A posição de uma escola no ranking do Enem não deve ser o principal
fator considerado pelos pais ao decidir onde matricular os filhos.
A opinião é de José Francisco Soares, professor de educação da
Universidade Federal de Minas Gerais.
Para ele, há muitas escolas que tentam se apropriar da importância
preponderante da família para o desempenho dos alunos.
De acordo com Soares, "os fatores que estão fora da escola
respondem por mais de 70% do desempenho" dos estudantes.
Folha - O Enem deve ser usado para comparar escolas?

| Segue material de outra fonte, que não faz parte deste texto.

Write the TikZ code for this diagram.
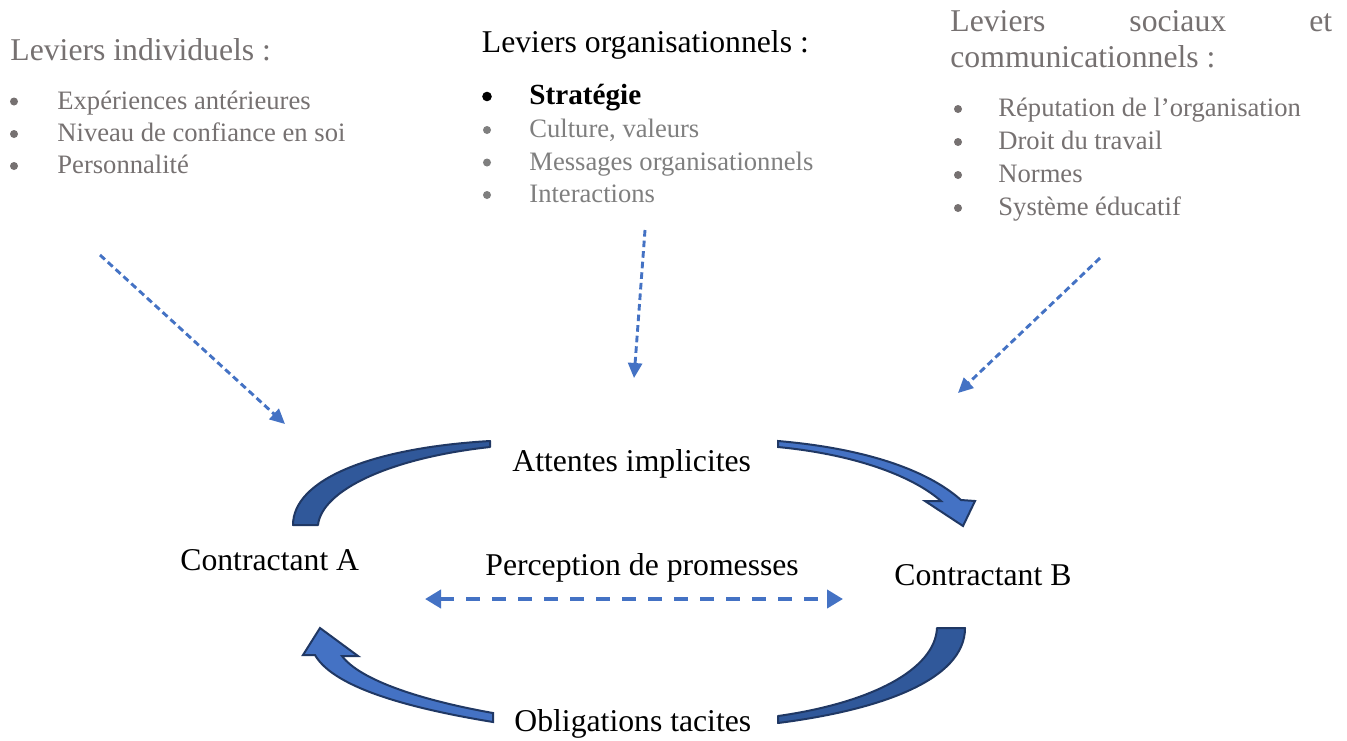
\documentclass[tikz,border=0pt]{standalone}
\usepackage{fontspec}
\setmainfont{Liberation Serif}
\usetikzlibrary{arrows.meta}
\definecolor{levgray}{HTML}{767171}
\definecolor{itemgray}{HTML}{7F7F7F}
\definecolor{arrowblue}{HTML}{4472C4}
\definecolor{darkfill}{HTML}{30589A}
\definecolor{edgenavy}{HTML}{203864}
\tikzset{
  lev/.style={font=\fontsize{15.85}{18}\selectfont, text=levgray, inner sep=0pt, anchor=base west},
  item/.style={font=\fontsize{13.3}{16}\selectfont, text=levgray, inner sep=0pt, anchor=base west},
  itemb/.style={font=\fontsize{13.3}{16}\selectfont, text=itemgray, inner sep=0pt, anchor=base west},
  lab/.style={font=\fontsize{15.85}{18}\selectfont, text=black, inner sep=0pt, anchor=base west},
  bul/.style={fill=levgray},
  dasharrow/.style={draw=arrowblue, line width=1.45pt, dash pattern=on 3.3pt off 2pt, -{Triangle[length=7.5pt,width=7pt]}},
  dblarrow/.style={draw=arrowblue, line width=2.3pt, dash pattern=on 7pt off 6pt, {Triangle[length=8pt,width=9pt]}-{Triangle[length=8pt,width=9pt]}},
  bandD/.style={fill=darkfill, draw=edgenavy, line width=1pt, line join=round},
  bandL/.style={fill=arrowblue, draw=edgenavy, line width=1pt, line join=miter},
}
\begin{document}
\begin{tikzpicture}[x=0.5pt, y=-0.5pt]
\fill[white] (0,0) rectangle (1347,740);
\useasboundingbox (0,0) rectangle (1347,740);

% Left lever group
\node[lev] (li) at (10,60) {Leviers individuels :};
\fill[bul] (14,101.5) circle (4);
\node[item] (li1) at (57,109) {Expériences antérieures};
\fill[bul] (14,134) circle (4);
\node[item] (li2) at (57,141.5) {Niveau de confiance en soi};
\fill[bul] (14,166) circle (4);
\node[item] (li3) at (57,173.5) {Personnalité};

% Middle lever group
\node[lab] (lo) at (481.5,52) {Leviers organisationnels :};
\fill[black] (487,96.5) circle (4.8);
\node[lab, font=\fontsize{14.6}{17}\selectfont\bfseries] (lo1) at (529,104.5) {Stratégie};
\fill[fill=itemgray] (487,130) circle (4);
\node[itemb] (lo2) at (529,137.5) {Culture, valeurs};
\fill[fill=itemgray] (487,162.5) circle (4);
\node[itemb] (lo3) at (529,170) {Messages organisationnels};
\fill[fill=itemgray] (487,195) circle (4);
\node[itemb] (lo4) at (529,202.5) {Interactions};

% Right lever group
\node[lev] (ls) at (950,31) {Leviers};
\node[lev] (ls2) at (1129,31) {sociaux};
\node[lev] (ls3) at (1309,31) {et};
\node[lev] (ls4) at (950,67) {communicationnels :};
\fill[bul] (958,109) circle (4);
\node[item] (ls5) at (998,116.5) {Réputation de l’organisation};
\fill[bul] (958,142) circle (4);
\node[item] (ls6) at (998,149.5) {Droit du travail};
\fill[bul] (958,175) circle (4);
\node[item] (ls7) at (998,182.5) {Normes};
\fill[bul] (958,208) circle (4);
\node[item] (ls8) at (998,215.5) {Système éducatif};

% Dashed influence arrows
\coordinate (a1s) at (100,255);
\coordinate (a1e) at (285,424);
\coordinate (a2s) at (645,230);
\coordinate (a2e) at (634,378);
\coordinate (a3s) at (1100,258);
\coordinate (a3e) at (958,393);
\draw[dasharrow] (a1s) -- (a1e);
\draw[dasharrow] (a2s) -- (a2e);
\draw[dasharrow] (a3s) -- (a3e);

% Curved block arrows
\draw[bandD] (293,525) .. controls (293,480) and (370,448) .. (490,441)
  -- (490,447) .. controls (390,458) and (322,490) .. (318,525) -- cycle;
\draw[bandL] (778,441) .. controls (860,448) and (925,468) .. (961,500)
  -- (975,501) -- (963,526) -- (925,501) -- (941,501)
  .. controls (915,478) and (860,455) .. (778,447) -- cycle;
\draw[bandD] (965,628) .. controls (965,680) and (880,710) .. (778,723)
  -- (778,716) .. controls (870,703) and (935,670) .. (937,628) -- cycle;
\draw[bandL] (493,722) .. controls (420,710) and (335,690) .. (315,655)
  -- (303,655) -- (320,628) -- (358,656) -- (342,656)
  .. controls (360,680) and (420,700) .. (493,713) -- cycle;

% Main labels
\node[lab] (att) at (512,471) {Attentes implicites};
\node[lab] (ca) at (180,570.5) {Contractant A};
\node[lab] (pp) at (485,575) {Perception de promesses};
\node[lab] (cb) at (894,585.5) {Contractant B};
\node[lab] (ob) at (514,731) {Obligations tacites};

% Double dashed arrow
\coordinate (d1) at (425,599);
\coordinate (d2) at (843,599);
\draw[dblarrow] (d1) -- (d2);
\end{tikzpicture}
\end{document}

José Francisco Soares - Eu acho
que os resultados da Prova Brasil, do Enem são importantes porque mostram que
há alunos que aprenderam e outros que não aprenderam. Esse retrato é muito
importante. Entretanto, o que não é correto é você atribuir apenas à escola o
bom desempenho do aluno. Não é correto a escola não reconhecer a importância da
família.
Folha - Suas pesquisas mostram que as características pessoais e da
família respondem por fatia grande do desempenho dos alunos, certo?
J F S - Exato. O que a criança
leva de casa é muito mais determinante do que o que a escola consegue
acrescentar. Quem não tem uma boa escola pode não avançar. Mas as escolas não
podem riscar a contribuição das famílias. Os números e os resultados variam,
mas se você pega o aluno sem fazer nenhuma consideração, os fatores que estão
fora da escola respondem por mais de 70% de seu desempenho.
Folha - Se uma criança de família com alta escolaridade for para uma
escola ruim, terá o mesmo resultado do que se tivesse ido para uma escola boa?
J F S - Não, porque também importa
com quem essa criança vai conviver. Se ela fosse para uma escola pública de
baixa qualidade, não perderia seu capital cultural, mas, como iria conviver com
pessoas que levam menos, seus resultados seriam puxados para baixo. Ou seja, a
contribuição do grupo de alunos para o desempenho de um deles também é
relevante.
Parte do
sucesso das escolas que ficam muito bem nos rankings não é o sucesso
pedagógico. É o sucesso na atração do aluno com grande potencial de
aprendizagem.
Folha - E qual fator pesa mais?
J F S - Essas escolas são melhores
no marketing do que pedagogicamente. Isso não quer dizer que não sejam boas
pedagogicamente. Elas têm tudo muito bem estruturado, coordenador pedagógico
que sabe o que está falando, professores muito qualificados. Isso tudo é
correto, mas não elimina a enorme vantagem que ela tem por ser bem-sucedida na
seleção dos alunos.
A crítica
ao ranking é que ele elimina algo que está na escola, mas veio da família e de
que a escola se apropriou indevidamente.
Folha - O que a família deve buscar dentro de suas possibilidades? Como
deve escolher a escola dos filhos?
J F S - A primeira coisa é que ela
perceba que tem muitas opções. A posição das escolas nos rankings é importante,
mas não é o elemento que deve predominar. Em primeiro lugar, porque a diferença
de desempenho entre as boas escolas é muito pequena.
Além disso,
a condição em que algumas dessas escolas se encontram é fruto de políticas
detestáveis, que não são educacionais. A política de você atrair só o bom aluno
é detestável socialmente.
A outra
coisa que precisa ser considerada é que, obviamente, há muitos alunos acima
assim como muitos alunos abaixo da média da escola. Acho que é importante que a
família procure saber que notas tiraram os alunos da escola que têm os piores
resultados.
Folha - Com essa informação, você consegue se perguntar: e se meu filho
for pior nessa escola?
J F S - As escolas que vão bem nos
rankings colocam um foco muito grande no desempenho dos alunos?
Sim, essas
escolas só veem o desempenho do aluno. Seria importante que olhassem outras
competências. E os pais precisam saber o que querem para a educação dos filhos.
Se a família quer que o filho tenha um sentimento de empreendedorismo, uma
escola com foco muito grande em desempenho pode ser ruim para essa dimensão.